BLOG VIEW: If you attended the Mortgage Bankers Association's (MBA) Annual Convention last week, you will recall a high-tech peculiarity regarding the Hyatt Regency, the Chicago hotel that hosted the event. As conference attendees descended into the hotel's lower levels to attend the event's various sessions and visit the exhibit hall, many people had problems obtaining connectivity for their cell phones and other wireless devices. This, I believe, offered a cruel symbolism for the state of mortgage banking: The further down the industry goes, the more difficult it becomes to communicate effectively.
To its credit, the MBA tried to put on an aggressively happy face and a take-charge attitude in launching the convention.
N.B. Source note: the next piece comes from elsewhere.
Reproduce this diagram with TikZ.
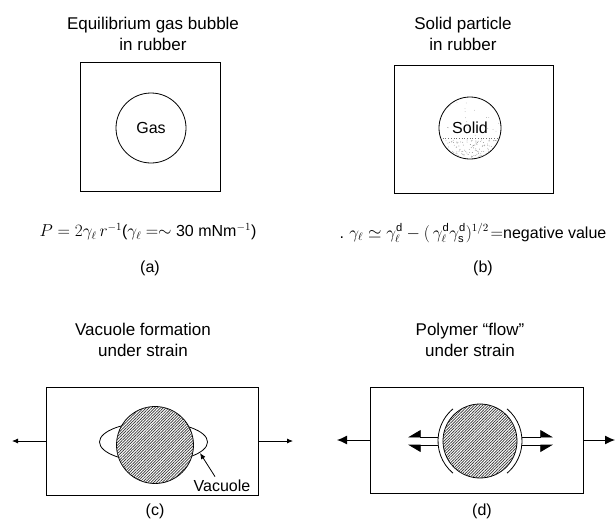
\documentclass[tikz,border=0pt]{standalone}
\usepackage{fontspec}
\setmainfont{Liberation Sans}
\usetikzlibrary{arrows.meta,patterns.meta,calc}

\begin{document}
\begin{tikzpicture}[x=1pt,y=-1pt,
    font=\fontsize{16}{20}\selectfont,
    frame/.style={draw,line width=0.8pt,inner sep=0pt},
    ball/.style={draw,circle,line width=0.8pt,inner sep=0pt},
    hatched/.style={fill=white,postaction={pattern={Lines[angle=45,distance=2pt,line width=0.7pt]},pattern color=black!80}},
    title/.style={align=center,font=\fontsize{17}{21}\selectfont},
    caption/.style={font=\fontsize{16}{20}\selectfont},
    pull/.style={-{Latex[length=6pt,width=5pt]},line width=0.8pt},
    tug/.style={-{Latex[length=10pt,width=9pt]},line width=1pt},
    flowup/.style={-{Triangle[harpoon,swap,length=12pt,width=14pt]},line width=0.8pt},
    flowdown/.style={-{Triangle[harpoon,length=12pt,width=14pt]},line width=0.8pt}
  ]
    \useasboundingbox (0,0) rectangle (615,523);

    \node[title] (ta) at (153,34) {Equilibrium gas bubble\\in rubber};
    \node[frame,minimum width=140pt,minimum height=129pt] (boxa) at (150,126.5) {};
    \node[ball,minimum size=70pt] (gas) at (151,128) {Gas};
    \node (fa) at (148,232) {$P=2\gamma_\ell\, r^{-1}$($\gamma_\ell$ $=\sim$ 30 mNm$^{-1}$)};
    \node[caption] (la) at (150,268) {(a)};

    \node[title] (tb) at (463,34) {Solid particle\\in rubber};
    \node[frame,minimum width=159pt,minimum height=128pt] (boxb) at (473.5,129) {};
    \node[ball,minimum size=62pt] (solid) at (470,128) {};
    \begin{scope}
      \clip (solid.center) circle (31);
      \pgfmathsetseed{11}
      \foreach \k in {1,...,140}{
        \fill[black!45] ($(solid.center)+(30*rand,21+9*rand)$) circle (0.45);
      }
      \foreach \k in {1,...,25}{
        \fill[black!35] ($(solid.center)+(30*rand,-10+18*rand)$) circle (0.4);
      }
      \draw[black!55,dotted,line width=0.7pt] ($(solid.center)+(-30,10)$) -- ++(60,0);
    \end{scope}
    \node at (solid.center) {Solid};
    \node (fb) at (473,233) {.\,\,$\gamma_\ell \simeq \gamma_\ell^{\mathrm d} - (\,\gamma_\ell^{\mathrm d}\gamma_{\mathrm s}^{\mathrm d})^{1/2}\!=$negative value};
    \node[caption] (lb) at (483,268) {(b)};

    \node[title] (tc) at (143,340) {Vacuole formation\\under strain};
    \node[frame,minimum width=212pt,minimum height=108pt] (boxc) at (152,441) {};
    \draw[line width=0.8pt] (153.5,442) ellipse [x radius=54, y radius=20];
    \node[ball,hatched,minimum size=77pt] (cball) at (155,445) {};
    \coordinate (cl) at (12,441);
    \coordinate (cr) at (293,441);
    \draw[pull] (boxc.west) -- (cl);
    \draw[pull] (boxc.east) -- (cr);
    \node (vac) at (222,486) {Vacuole};
    \coordinate (vtip) at (200,453);
    \draw[pull] ([xshift=-7pt]vac.north) -- (vtip);
    \node[caption] (lc) at (155,511) {(c)};

    \node[title] (td) at (470,340) {Polymer “flow”\\under strain};
    \node[frame,minimum width=213pt,minimum height=106pt] (boxd) at (476.5,440) {};
    \node[ball,hatched,minimum size=74pt] (dball) at (480,441) {};
    \draw[line width=0.8pt] ([shift={(130:42)}]dball.center) arc[start angle=130,end angle=230,radius=42];
    \draw[line width=0.8pt] ([shift={(-50:42)}]dball.center) arc[start angle=-50,end angle=50,radius=42];
    \coordinate (dlu) at (408,437);
    \coordinate (dld) at (408,445);
    \coordinate (dru) at (553,437);
    \coordinate (drd) at (553,445);
    \draw[flowup] ([shift={(-5,-4)}]dball.west) -- (dlu);
    \draw[flowdown] ([shift={(-5,4)}]dball.west) -- (dld);
    \draw[flowdown] ([shift={(5,-4)}]dball.east) -- (dru);
    \draw[flowup] ([shift={(5,4)}]dball.east) -- (drd);
    \coordinate (dl) at (337,440);
    \coordinate (dr) at (615,440);
    \draw[tug] (boxd.west) -- (dl);
    \draw[tug] (boxd.east) -- (dr);
    \node[caption] (ld) at (482,511) {(d)};
  \end{tikzpicture}
\end{document}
But the organization repeatedly mistook spin for optimism. Outgoing MBA Chairman Michael Berman showered the organization's president and CEO, David H. Stevens, with overripe praise, calling him an ‘unabashed agent of change,’ while incoming Chairman Michael Young insisted that ‘no other trade association can boast such influence in Washington, D.C.’
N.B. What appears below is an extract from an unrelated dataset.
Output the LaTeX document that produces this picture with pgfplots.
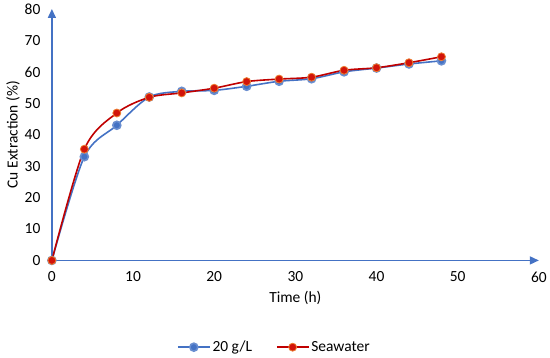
\documentclass[border=0pt]{standalone}
\usepackage{pgfplots}
\pgfplotsset{compat=1.18}
\usepackage{fontspec}
\setmainfont{Carlito}
\usetikzlibrary{calc,arrows.meta}
\definecolor{axblue}{RGB}{68,114,196}
\definecolor{serblue}{RGB}{68,114,196}
\definecolor{serred}{RGB}{192,0,0}
\definecolor{mkred}{RGB}{210,20,10}
\definecolor{mkedge}{RGB}{237,125,49}
\begin{document}
\begin{tikzpicture}
\begin{axis}[
  name=ax,
  scale only axis,
  width=488pt, height=252pt,
  xmin=0, xmax=60, ymin=0, ymax=80,
  axis lines=left,
  axis line style={axblue, line width=1.5pt, -{Triangle[length=9pt,width=8pt]}},
  xtick={0,10,...,60}, ytick={0,10,...,80},
  major tick length=0pt,
  tick style={draw=none},
  font=\fontsize{15.5}{17}\selectfont,
  /pgf/number format/assume math mode=true,
  xticklabel style={yshift=-8pt},
  yticklabel style={xshift=-8pt},
  xlabel={Time (h)},
  ylabel={Cu Extraction (\%)},
  xlabel style={yshift=-2pt},
  ylabel style={yshift=-2pt},
  clip=false,
  legend columns=2,
  legend style={draw=none, at={(0.457,-0.345)}, anchor=center, font=\fontsize{15.5}{17}\selectfont,
    /tikz/every even column/.append style={column sep=22pt}},
  legend image code/.code={\draw[mark repeat=2,mark phase=2] plot coordinates {(0cm,0cm) (0.56cm,0cm) (1.12cm,0cm)};},
]
\addplot[serblue, line width=1.6pt, smooth, mark=*, mark size=4pt, mark options={fill=serblue, draw=serblue!80}]
coordinates {(0,0) (4,33) (8,43) (12,52) (16,53.8) (20,54.1) (24,55.4) (28,57) (32,57.8) (36,60) (40,61.2) (44,62.5) (48,63.5)};
\addlegendentry{20 g/L}
\addplot[serred, line width=1.6pt, smooth, mark=*, mark size=4pt, mark options={fill=mkred, draw=mkedge, line width=0.8pt}]
coordinates {(0,0) (4,35.4) (8,46.9) (12,51.9) (16,53.3) (20,54.8) (24,56.9) (28,57.7) (32,58.3) (36,60.5) (40,61.3) (44,62.9) (48,64.8)};
\addlegendentry{Seawater}
\end{axis}
\path ($(ax.south west)+(-52pt,-97pt)$) rectangle ($(ax.north east)+(10pt,9pt)$);
\end{tikzpicture}
\end{document}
The MBA tried to raise spirits among the convention audience by handing out shiny lapel pins and bringing in a noisy local high school band to open the convention with a selection of rock music oldies. However, more than a few discarded lapel pins could be found scattered around the convention site, and the Sue Sylvester-worthy cold reaction to the teenage musicians clearly showed that mortgage bankers expect more than accessories and songs from the trade group.
For his part, Stevens told the audience at the convention's opening session, ‘Today is our day to tell the truth.’ But not unlike the convention audience with cell phone problems, the MBA message never quite got out to the wider world.
Instead, Stevens' pep talk was overshadowed by a visit from the Chicago branch of the Occupy Wall Street movement, which picketed the Hyatt Regency. A couple of protestors, according to Reuters, paid $2,245 per badge to gain admission to the convention. One protestor managed to get microphone time during a panel session to ask Michael Heid, president of Wells Fargo Home Mortgage, ‘How do you sleep at night?’ The protestors were the main story on that day's media cycle, with Stevens barely rating a blip on the national news radar.
More problems from the outside world arrived when a pair of Washington powerhouses turned up to address the opening session: Rep. Spencer Bachus, chairman of the House Financial Services Committee, and Raj Date, Treasury Secretary Tim Geithner's special adviser on the Consumer Financial Protection Bureau, offered their respective insight on the current problems. However, the men gave separate speeches and were never seen together. The inability or unwillingness of the MBA to get the Washington rivals to occupy the same stage at the same time sums up the icy polarization of federal politics.
The MBA also saved the worst news for late in the convention: On Tuesday afternoon, when many attendees were packing up to head home, the organization issued a press release saying that it ‘expects to see mortgage originations fall from an estimated $1.2 trillion in 2011 to $900 billion in 2012.’ The press release also said that the MBA is ‘predicting another tough year, with origination volumes at their lowest point since 1997.’
Stevens, reacting to the protestors that crashed the MBA's party, remarked, ‘You're not going to get anywhere simply by yelling outside.’ Maybe not, but the MBA certainly isn't getting anywhere by boasting that it has its hands on the steering wheel while ignoring that the vehicle has already run out of gas.